Sedangkan konsumsi kelompok 40 persen orang miskin cuma tumbuh kurang 2 persen per tahun. Alhasil, jumlah orang miskin sejak tahun 2002 hingga tahun 2014 cuma berkurang 2 persen. Koefisien ini terus meningkat dari 30 poin pada 2000 menjadi 41 pada 2014, yang merupakan rekor tertinggi. Koefisien ini Indonesia sekarang sama seperti Uganda dan Pantai Gading, serta lebih buruk dari India. Bank Dunia juga mencatat kelompok 10 persen orang kaya menguasai sekitar 77 persen dari seluruh kekayaan aset dan keuangan di Indonesia. Jika dipersempit, 1 persen orang terkaya di Indonesia menghimpun separuh total aset negara Indonesia.
“Salah satu tingkat kemiskinan yang terbesar adalah di daerah pedesaan, yang sebagian besar hidup dari pertanian.

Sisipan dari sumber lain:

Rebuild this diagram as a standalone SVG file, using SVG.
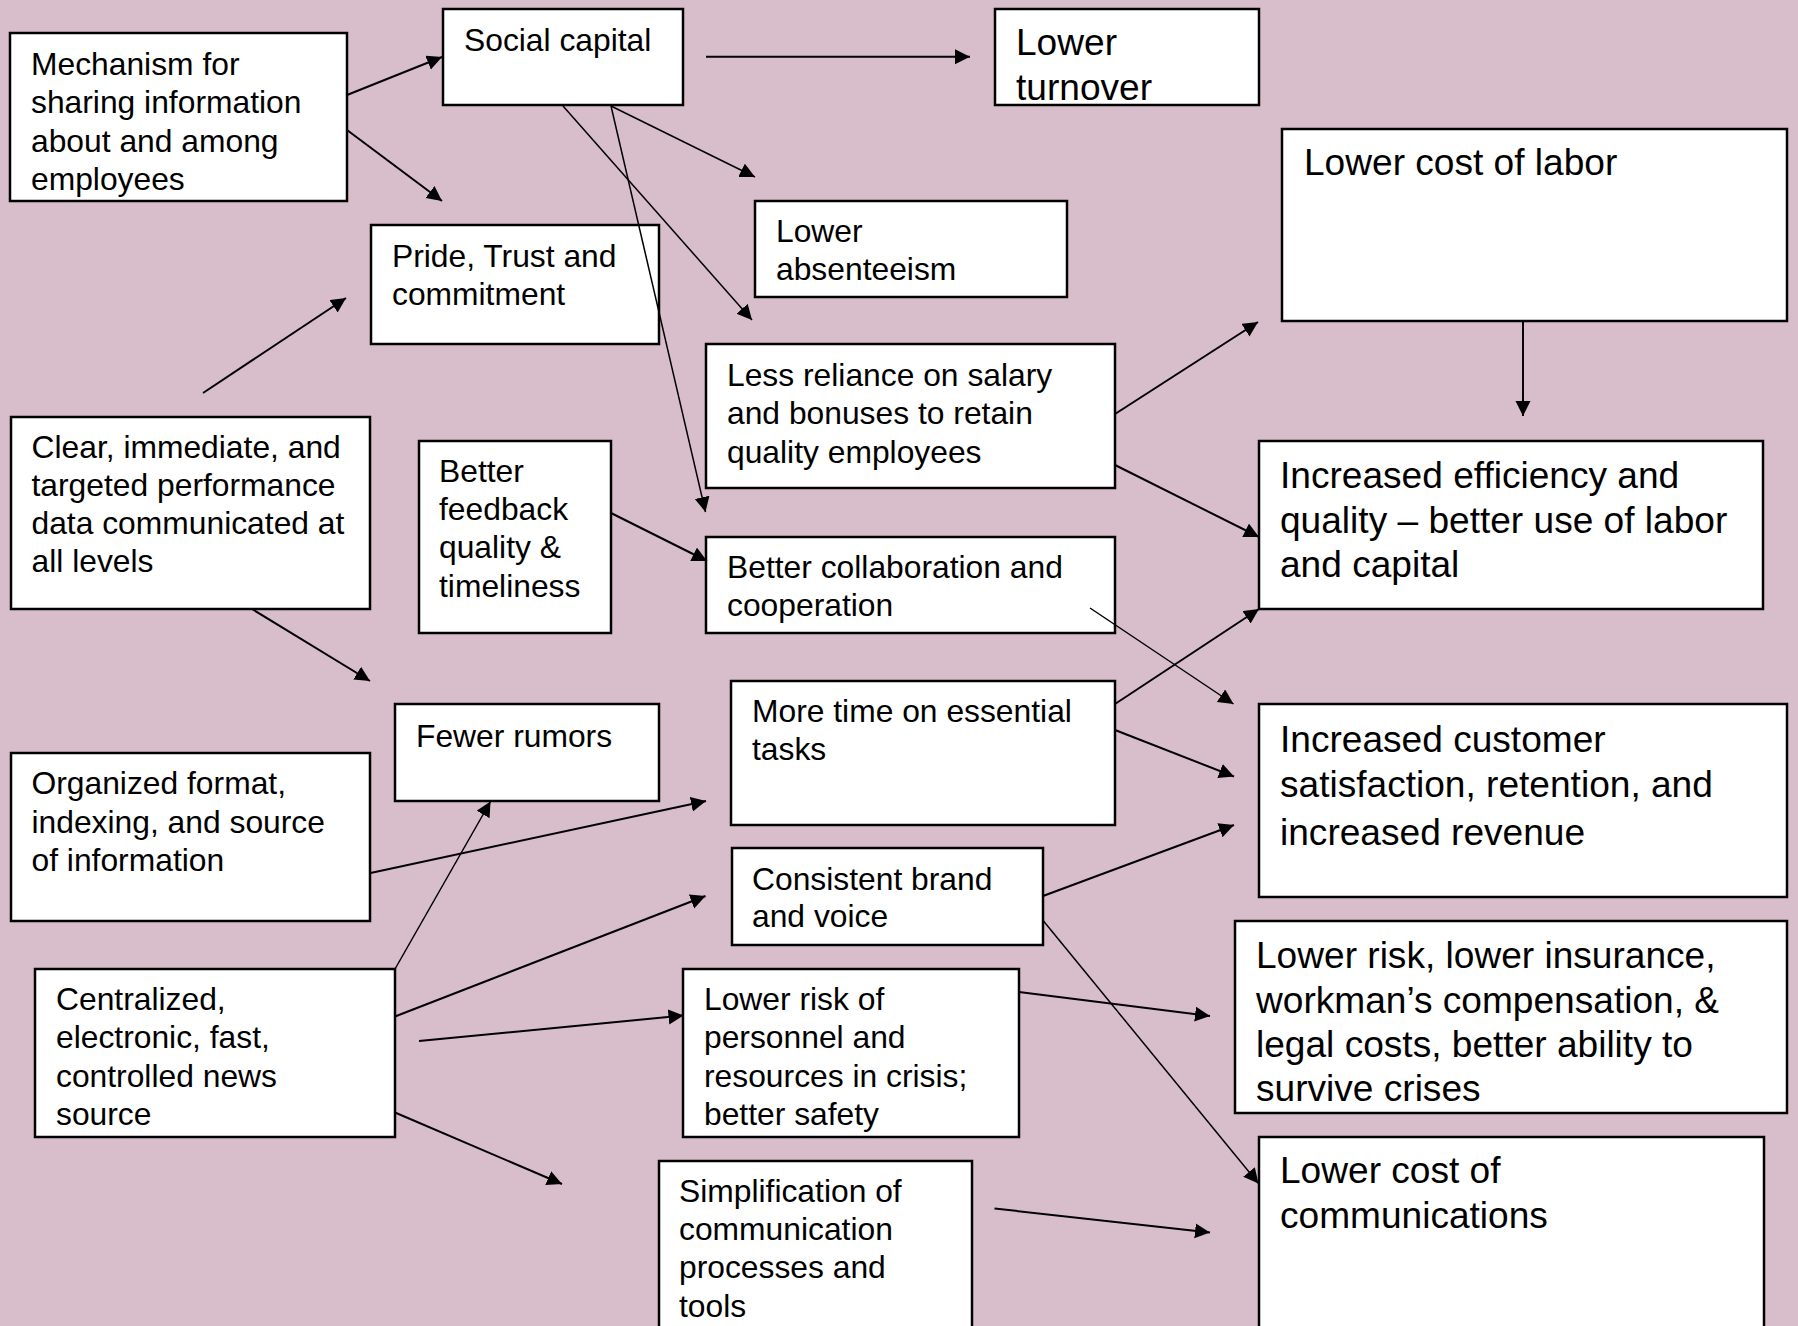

Hilangnya lahan akibat perampasan karena kebutuhan lahan untuk proyek pembangunan berakibat meningkatnya kemiskinan di tingkat masyarakat. Badan Pusat Statistik (BPS) mencatat hingga tahun 2013 jumlah persentase penduduk miskin di pedesaan mencapai 14,42 persen, sementara persentase penduduk miskin di perkotaan sebanyak 8,52 persen. Bahkan di bulan Maret 2015, persentase penduduk miskin di pedesaan meningkat hingga mencapai 14,21 persen. Persentase penduduk miskin di pedesaan ini selalu meningkat karena hilangnya lahan,” tandas dia.